Pointing to “difficulty to adjust non-plan students” and the “huge crunch for space”, the Education department had conducted three entrance tests this year for non-plan students. According to figures released by the department, 4,400 of the 9,189 students failed the exam.
“All students who had been promoted from Class VIII in all government schools and unaided recognised schools attached in Admission Plan have been given admission. Although the Directorate of Education (DoE) is facing a huge crunch for space, finding it difficult to adjust non-plan students, the department has already conducted three entrance tests for admission to Class IX,” the letter written by DoE, and accessed by Newsline, states.
“In the first test conducted on May 2, 2,224 of the 4,312 students passed. The second test was conducted on July 23 for the remaining students. In that, 1,527 of the 3,517 students passed. To take care of the remaining, the DoE conducted a third and final entrance test on August 19, where 1,045 of 1,360 passed,” the letter states.
A 15-year-old girl from Loni, Uttar Pradesh, however, made it to a school despite having not cleared the test. After clearing Class VIII, she was denied admission in several government schools on the grounds that she had not appeared for the entrance test. Eventually, she was granted admission on account of her disability and a High Court order. But, for most others who did not clear the test, dropping out of school has become the only option.

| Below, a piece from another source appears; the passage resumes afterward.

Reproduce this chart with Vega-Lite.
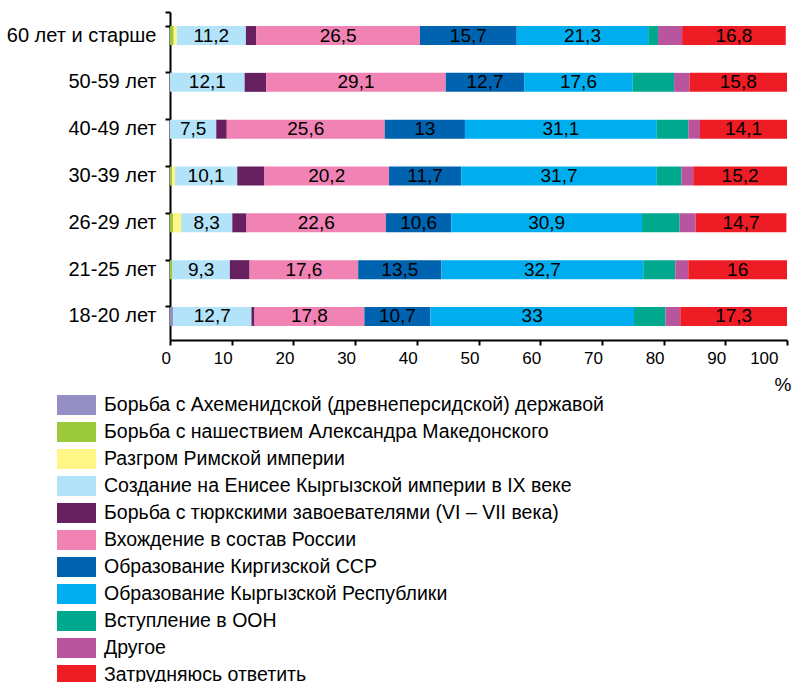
{
  "$schema": "https://vega.github.io/schema/vega-lite/v6.json",
  "width": 617,
  "height": 328,
  "autosize": {"type": "none"},
  "padding": {"left": 170, "top": 12, "right": 14, "bottom": 342},
  "config": {
    "locale": {"number": {"decimal": ",", "thousands": " ", "grouping": [3], "currency": ["", ""]}},
    "font": "Liberation Sans",
    "view": {"stroke": null}
  },
  "data": {
    "values": [
      {"age": "60 лет и старше", "n": 2, "v": 0.6},
      {"age": "60 лет и старше", "n": 3, "v": 0.5},
      {"age": "60 лет и старше", "n": 4, "v": 11.2},
      {"age": "60 лет и старше", "n": 5, "v": 1.7},
      {"age": "60 лет и старше", "n": 6, "v": 26.5},
      {"age": "60 лет и старше", "n": 7, "v": 15.7},
      {"age": "60 лет и старше", "n": 8, "v": 21.3},
      {"age": "60 лет и старше", "n": 9, "v": 1.6},
      {"age": "60 лет и старше", "n": 10, "v": 3.9},
      {"age": "60 лет и старше", "n": 11, "v": 16.8},
      {"age": "50-59 лет", "n": 4, "v": 12.1},
      {"age": "50-59 лет", "n": 5, "v": 3.5},
      {"age": "50-59 лет", "n": 6, "v": 29.1},
      {"age": "50-59 лет", "n": 7, "v": 12.7},
      {"age": "50-59 лет", "n": 8, "v": 17.6},
      {"age": "50-59 лет", "n": 9, "v": 6.7},
      {"age": "50-59 лет", "n": 10, "v": 2.5},
      {"age": "50-59 лет", "n": 11, "v": 15.8},
      {"age": "40-49 лет", "n": 4, "v": 7.5},
      {"age": "40-49 лет", "n": 5, "v": 1.7},
      {"age": "40-49 лет", "n": 6, "v": 25.6},
      {"age": "40-49 лет", "n": 7, "v": 13},
      {"age": "40-49 лет", "n": 8, "v": 31.1},
      {"age": "40-49 лет", "n": 9, "v": 5.1},
      {"age": "40-49 лет", "n": 10, "v": 1.9},
      {"age": "40-49 лет", "n": 11, "v": 14.1},
      {"age": "30-39 лет", "n": 2, "v": 0.3},
      {"age": "30-39 лет", "n": 3, "v": 0.5},
      {"age": "30-39 лет", "n": 4, "v": 10.1},
      {"age": "30-39 лет", "n": 5, "v": 4.4},
      {"age": "30-39 лет", "n": 6, "v": 20.2},
      {"age": "30-39 лет", "n": 7, "v": 11.7},
      {"age": "30-39 лет", "n": 8, "v": 31.7},
      {"age": "30-39 лет", "n": 9, "v": 4.0},
      {"age": "30-39 лет", "n": 10, "v": 1.9},
      {"age": "30-39 лет", "n": 11, "v": 15.2},
      {"age": "26-29 лет", "n": 2, "v": 0.5},
      {"age": "26-29 лет", "n": 3, "v": 1.3},
      {"age": "26-29 лет", "n": 4, "v": 8.3},
      {"age": "26-29 лет", "n": 5, "v": 2.3},
      {"age": "26-29 лет", "n": 6, "v": 22.6},
      {"age": "26-29 лет", "n": 7, "v": 10.6},
      {"age": "26-29 лет", "n": 8, "v": 30.9},
      {"age": "26-29 лет", "n": 9, "v": 6.1},
      {"age": "26-29 лет", "n": 10, "v": 2.6},
      {"age": "26-29 лет", "n": 11, "v": 14.7},
      {"age": "21-25 лет", "n": 2, "v": 0.4},
      {"age": "21-25 лет", "n": 4, "v": 9.3},
      {"age": "21-25 лет", "n": 5, "v": 3.2},
      {"age": "21-25 лет", "n": 6, "v": 17.6},
      {"age": "21-25 лет", "n": 7, "v": 13.5},
      {"age": "21-25 лет", "n": 8, "v": 32.7},
      {"age": "21-25 лет", "n": 9, "v": 5.2},
      {"age": "21-25 лет", "n": 10, "v": 2.1},
      {"age": "21-25 лет", "n": 11, "v": 16},
      {"age": "18-20 лет", "n": 1, "v": 0.5},
      {"age": "18-20 лет", "n": 4, "v": 12.7},
      {"age": "18-20 лет", "n": 5, "v": 0.5},
      {"age": "18-20 лет", "n": 6, "v": 17.8},
      {"age": "18-20 лет", "n": 7, "v": 10.7},
      {"age": "18-20 лет", "n": 8, "v": 33},
      {"age": "18-20 лет", "n": 9, "v": 5.1},
      {"age": "18-20 лет", "n": 10, "v": 2.4},
      {"age": "18-20 лет", "n": 11, "v": 17.3}
    ]
  },
  "transform": [
    {"lookup": "n", "from": {"data": {"values": [
      {"n": 1, "cat": "Борьба с Ахеменидской (древнеперсидской) державой"},
      {"n": 2, "cat": "Борьба с нашествием Александра Македонского"},
      {"n": 3, "cat": "Разгром Римской империи"},
      {"n": 4, "cat": "Создание на Енисее Кыргызской империи в IX веке"},
      {"n": 5, "cat": "Борьба с тюркскими завоевателями (VI – VII века)"},
      {"n": 6, "cat": "Вхождение в состав России"},
      {"n": 7, "cat": "Образование Киргизской ССР"},
      {"n": 8, "cat": "Образование Кыргызской Республики"},
      {"n": 9, "cat": "Вступление в ООН"},
      {"n": 10, "cat": "Другое"},
      {"n": 11, "cat": "Затрудняюсь ответить"}
    ]}, "key": "n", "fields": ["cat"]}}
  ],
  "encoding": {
    "y": {
      "field": "age", "type": "nominal", "title": null,
      "sort": ["60 лет и старше", "50-59 лет", "40-49 лет", "30-39 лет", "26-29 лет", "21-25 лет", "18-20 лет"],
      "scale": {"paddingInner": 0.595, "paddingOuter": 0.3},
      "axis": {
        "domainColor": "#000", "domainWidth": 2, "tickColor": "#000", "tickWidth": 2, "tickSize": 5,
        "bandPosition": 0, "tickExtra": true,
        "labelFontSize": 20, "labelColor": "#000", "labelPadding": 9, "labelLimit": 0
      }
    },
    "x": {
      "field": "v", "type": "quantitative", "stack": "zero",
      "scale": {"domain": [0, 100], "nice": false},
      "axis": {
        "values": [0, 10, 20, 30, 40, 50, 60, 70, 80, 90, 100],
        "grid": false, "domainColor": "#000", "domainWidth": 2, "tickColor": "#000", "tickWidth": 2, "tickSize": 5,
        "labelFontSize": 17, "labelColor": "#000", "labelPadding": 5, "labelOffset": -9,
        "title": "%", "titleFontWeight": "normal", "titleFontSize": 19, "titleColor": "#000",
        "titleX": 621, "titleY": 50, "titleAlign": "right", "titleBaseline": "alphabetic"
      }
    },
    "order": {"field": "n", "type": "quantitative"}
  },
  "layer": [
    {
      "mark": {"type": "bar"},
      "encoding": {
        "color": {
          "field": "cat", "type": "nominal",
          "scale": {
            "domain": [
              "Борьба с Ахеменидской (древнеперсидской) державой",
              "Борьба с нашествием Александра Македонского",
              "Разгром Римской империи",
              "Создание на Енисее Кыргызской империи в IX веке",
              "Борьба с тюркскими завоевателями (VI – VII века)",
              "Вхождение в состав России",
              "Образование Киргизской ССР",
              "Образование Кыргызской Республики",
              "Вступление в ООН",
              "Другое",
              "Затрудняюсь ответить"
            ],
            "range": ["#9490c6", "#9bc93b", "#fff685", "#b3e3f9", "#661f5f", "#f083b3", "#0063b0", "#00aeef", "#00a88d", "#b8559e", "#ee1c25"]
          },
          "legend": {
            "title": null, "orient": "none", "legendX": -103.5, "legendY": 383,
            "direction": "vertical", "columns": 1, "padding": 0,
            "symbolType": "M-1.95,-1H1.95V1H-1.95Z", "symbolSize": 400, "symbolStrokeWidth": 0, "symbolOpacity": 1,
            "labelFontSize": 19.5, "labelColor": "#000", "labelLimit": 0, "labelOffset": 17.5, "rowPadding": 7
          }
        }
      }
    },
    {
      "mark": {"type": "text", "fontSize": 19, "color": "#000", "baseline": "middle"},
      "encoding": {
        "x": {"field": "v", "type": "quantitative", "stack": "zero", "bandPosition": 0.5},
        "text": {"condition": {"test": "datum.v >= 7", "field": "v", "type": "quantitative", "format": "~g"}, "value": ""}
      }
    }
  ]
}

According to DoE officials, there are around 2,00,000 students in each class. Another 2,72,000 students in Class IX has put added pressure on the space and resources of schools.
“Till Class VIII, schools have a policy of no detention under RTE. So they can’ fail students. As a result, an unprecedented number of students have been coming to Class IX. Sadly, not all are qualified for it. We thought of conducting an entrance test so that students are encouraged to study and we can check the ability of students getting admission into Class IX,” Padmini Singla, director, DoE, said.
“Also we can’t deny admission to students from our schools. The government has limited resources, so this was the only option. By the end of the third test, there were only 300-odd students we were not able to accommodate,” Singla claimed.
“Private schools are trying to push non-performing students into government schools, especially after Class VIII. This is another reason for the rush,” she claimed.
“Most of these children belong to poor, migrant families. Even if one argues that the state doesn’t have enough resources, or quality of education is not up to the mark till Class VIII, resulting in him failing in Class IX, it is not the mistake of the child. It is the state’s mistake,” Khagesh Jha, from the Social Jurist, a lawyer’s collective working on education, said.